The dancing in front of the screens is just a small part of In the Space Between. Dancers will be active across an area of about half a city block. The audience will disperse and move through the building with relative freedom, rather in the way of moving through an art museum. You’ll move around and find the dancers, who will perform more or less continuously.
“The audience is the last thing I have to choreograph,” Loewen said. “I always have to ask what do I want them to do,? What do I want them not to do?”

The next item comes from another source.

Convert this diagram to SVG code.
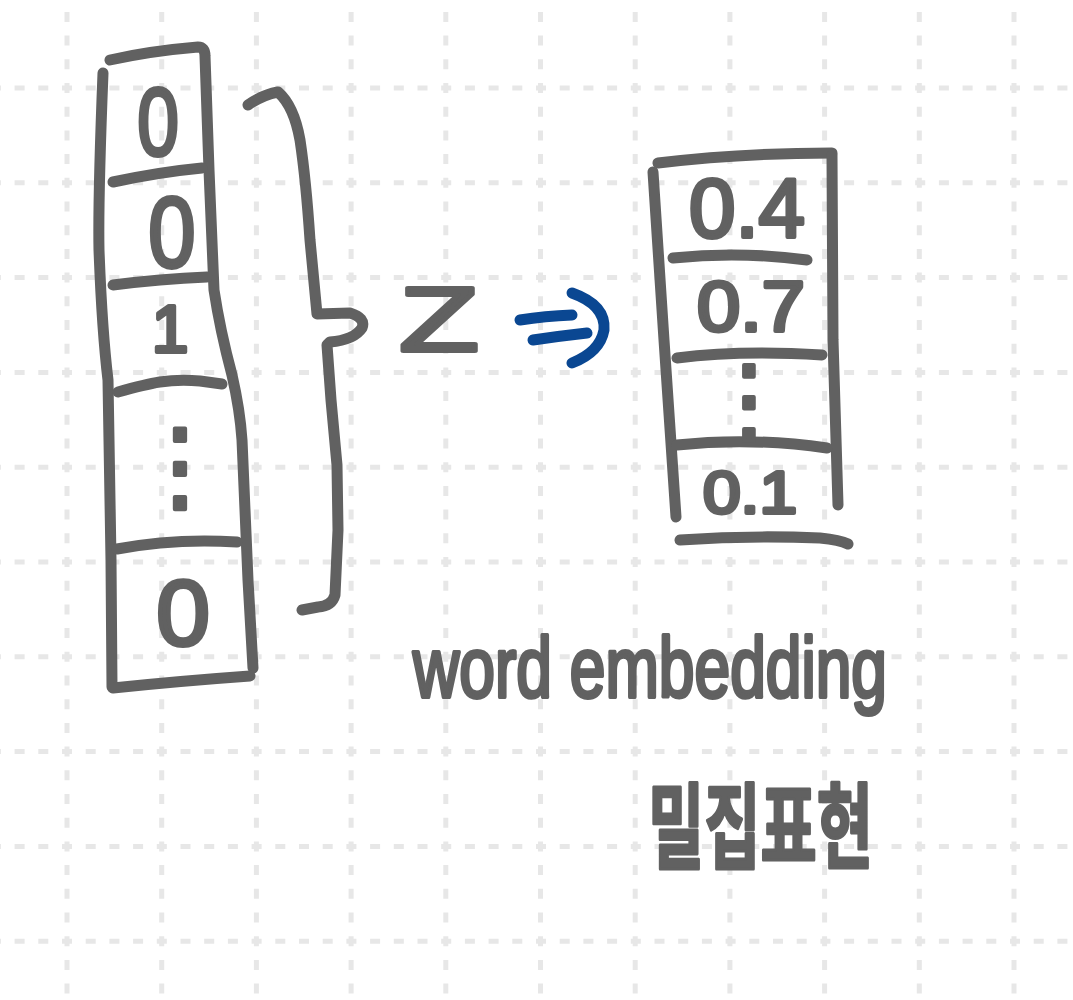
<svg xmlns="http://www.w3.org/2000/svg" width="1073" height="1000" viewBox="0 0 1073 1000">
<style>
.grid line { stroke:#e7e7e7; stroke-width:5; }
.gv { stroke-dasharray:10 13.7; stroke-dashoffset:11.8; }
.gh { stroke-dasharray:10 13.7; stroke-dashoffset:9.1; }
.ink { fill:none; stroke:#616161; stroke-width:11; stroke-linecap:round; stroke-linejoin:round; }
.blue { fill:none; stroke:#0a4792; stroke-width:11; stroke-linecap:round; stroke-linejoin:round; }
.t { font-family:"Liberation Sans", Arial, sans-serif; fill:#616161; stroke:#616161; stroke-width:4; stroke-linejoin:round; }
.dots { font-family:"DejaVu Sans", sans-serif; fill:#616161; stroke:#616161; stroke-width:4; stroke-linejoin:round; }
.ko { font-family:"Noto Sans CJK KR", sans-serif; font-weight:bold; fill:#616161; stroke:#616161; stroke-width:2; stroke-linejoin:round; }
</style>
<rect width="1073" height="1000" fill="#ffffff"/>
<g id="grid" class="grid">
<line class="gv" x1="67" y1="0" x2="67" y2="1000"/>
<line class="gv" x1="161.7" y1="0" x2="161.7" y2="1000"/>
<line class="gv" x1="256.4" y1="0" x2="256.4" y2="1000"/>
<line class="gv" x1="351.1" y1="0" x2="351.1" y2="1000"/>
<line class="gv" x1="445.8" y1="0" x2="445.8" y2="1000"/>
<line class="gv" x1="540.5" y1="0" x2="540.5" y2="1000"/>
<line class="gv" x1="635.2" y1="0" x2="635.2" y2="1000"/>
<line class="gv" x1="729.9" y1="0" x2="729.9" y2="1000"/>
<line class="gv" x1="824.6" y1="0" x2="824.6" y2="1000"/>
<line class="gv" x1="919.3" y1="0" x2="919.3" y2="1000"/>
<line class="gv" x1="1014" y1="0" x2="1014" y2="1000"/>
<line class="gh" x1="0" y1="88" x2="1073" y2="88"/>
<line class="gh" x1="0" y1="182.8" x2="1073" y2="182.8"/>
<line class="gh" x1="0" y1="277.6" x2="1073" y2="277.6"/>
<line class="gh" x1="0" y1="372.4" x2="1073" y2="372.4"/>
<line class="gh" x1="0" y1="467.2" x2="1073" y2="467.2"/>
<line class="gh" x1="0" y1="562" x2="1073" y2="562"/>
<line class="gh" x1="0" y1="656.8" x2="1073" y2="656.8"/>
<line class="gh" x1="0" y1="751.6" x2="1073" y2="751.6"/>
<line class="gh" x1="0" y1="846.4" x2="1073" y2="846.4"/>
<line class="gh" x1="0" y1="941.2" x2="1073" y2="941.2"/>
</g>
<g id="onehot">
<path class="ink" d="M110,60 Q150,51 198,47 Q205,47 205,56 L209,170 L214,290 Q220,330 232,375 Q240,410 242,440 L248,580 L253,668"/>
<path class="ink" d="M103,73 Q98,200 99,250 Q102,330 108,380 L111,560 L112,687"/>
<path class="ink" d="M113,688 Q180,681 250,676"/>
<path class="ink" d="M113,182 Q160,172 202,168"/>
<path class="ink" d="M113,285 Q160,279 207,277"/>
<path class="ink" d="M118,392 C150,383 170,378 200,381 Q215,383 222,384"/>
<path class="ink" d="M117,549 Q175,538 237,542"/>
<text class="t" transform="translate(158,155) scale(0.78,1)" font-size="96" text-anchor="middle">0</text>
<text class="t" transform="translate(172,267) scale(0.85,1)" font-size="100" text-anchor="middle">0</text>
<text class="t" x="170" y="352" font-size="66" text-anchor="middle">1</text>
<text class="dots" x="180" y="500" font-size="100" text-anchor="middle">⋮</text>
<text class="t" transform="translate(183,645) scale(1.05,1)" font-size="92" text-anchor="middle">0</text>
</g>
<g id="brace">
<path class="ink" d="M248,105 Q262,95 278,92 Q294,106 300,140 Q306,180 310,240 L317,314 L350,313 Q366,318 362,328 Q354,340 330,342 L327,345 L331,400 L337,465 L338,530 L335,595 Q332,606 318,607 L302,610"/>
</g>
<g id="z">
<text class="t" transform="translate(439,351) scale(1.45,1)" font-size="90" text-anchor="middle">Z</text>
</g>
<g id="embedding">
<path class="ink" d="M658,163 Q740,153 832,153"/>
<path class="ink" d="M653,172 L664,340 L676,517"/>
<path class="ink" d="M832,155 L833,340 L838,505"/>
<path class="ink" d="M673,258 Q740,251 807,260"/>
<path class="ink" d="M677,358 Q740,350 822,355"/>
<path class="ink" d="M677,445 Q750,437 827,448"/>
<path class="ink" d="M680,540 Q750,535 820,538 Q840,540 848,544"/>
<text class="t" x="689" y="237" font-size="84" textLength="116" lengthAdjust="spacingAndGlyphs">0.4</text>
<text class="t" x="697" y="331" font-size="70" textLength="108" lengthAdjust="spacingAndGlyphs">0.7</text>
<text class="dots" x="749" y="432" font-size="94" text-anchor="middle">⋮</text>
<text class="t" x="703" y="513" font-size="60" textLength="94" lengthAdjust="spacingAndGlyphs">0.1</text>
</g>
<g id="connectors">
<path class="blue" d="M520,320 Q545,316 572,315"/>
<path class="blue" d="M533,340 Q560,336 587,333"/>
<path class="blue" d="M572,293 Q606,305 604,330 Q600,352 572,363"/>
</g>
<g id="label-en">
<text class="t" x="413" y="697" font-size="86" textLength="474" lengthAdjust="spacingAndGlyphs">word embedding</text>
</g>
<g id="label-ko">
<text class="ko" transform="translate(648,861) scale(1,1.55)" font-size="60" textLength="225" lengthAdjust="spacingAndGlyphs">밀집표현</text>
</g>
</svg>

Sometimes, Loewen arranges chairs to invite the audience to settle in at particular spots. This time: Benches here and there. Sometimes, volunteers act as tour guides and bring the audience or subsets of it to various stations. Not this time.
“I don’t want to herd the audience in this one,” Loewen said. “I want to lead them a little. A dancer might just say, ‘Come with me.'”
She does have a sure-fire way to get people to move out into the courtyard: The bar will be there. Once out there, patrons will notice things going on in the windows on some of the upper stories. A truck-sized garage door will open and something mysterious will play out in the semidarkness beyond. Loewen is sure that this will prompt migration into the west building.
She wants her audience to look at her dancers, but she wants just as much for her audience to really see the architecture and the setting. For her, the site is not just a backdrop, it’s part of the piece.
Loewen put it this way: “At some point, I always have to stop thinking about the dance and start thinking about the place.”
In the Space Between runs 8 p.m. Thursday through Saturday, Sept. 15 through 17. $25 for premium ticktes, $20 for general admission, $18 for students and seniors; visit Wild Space’s website. Enter the Pritzlaff Building on the Plankinton Avenue side, via the door with the 325 address.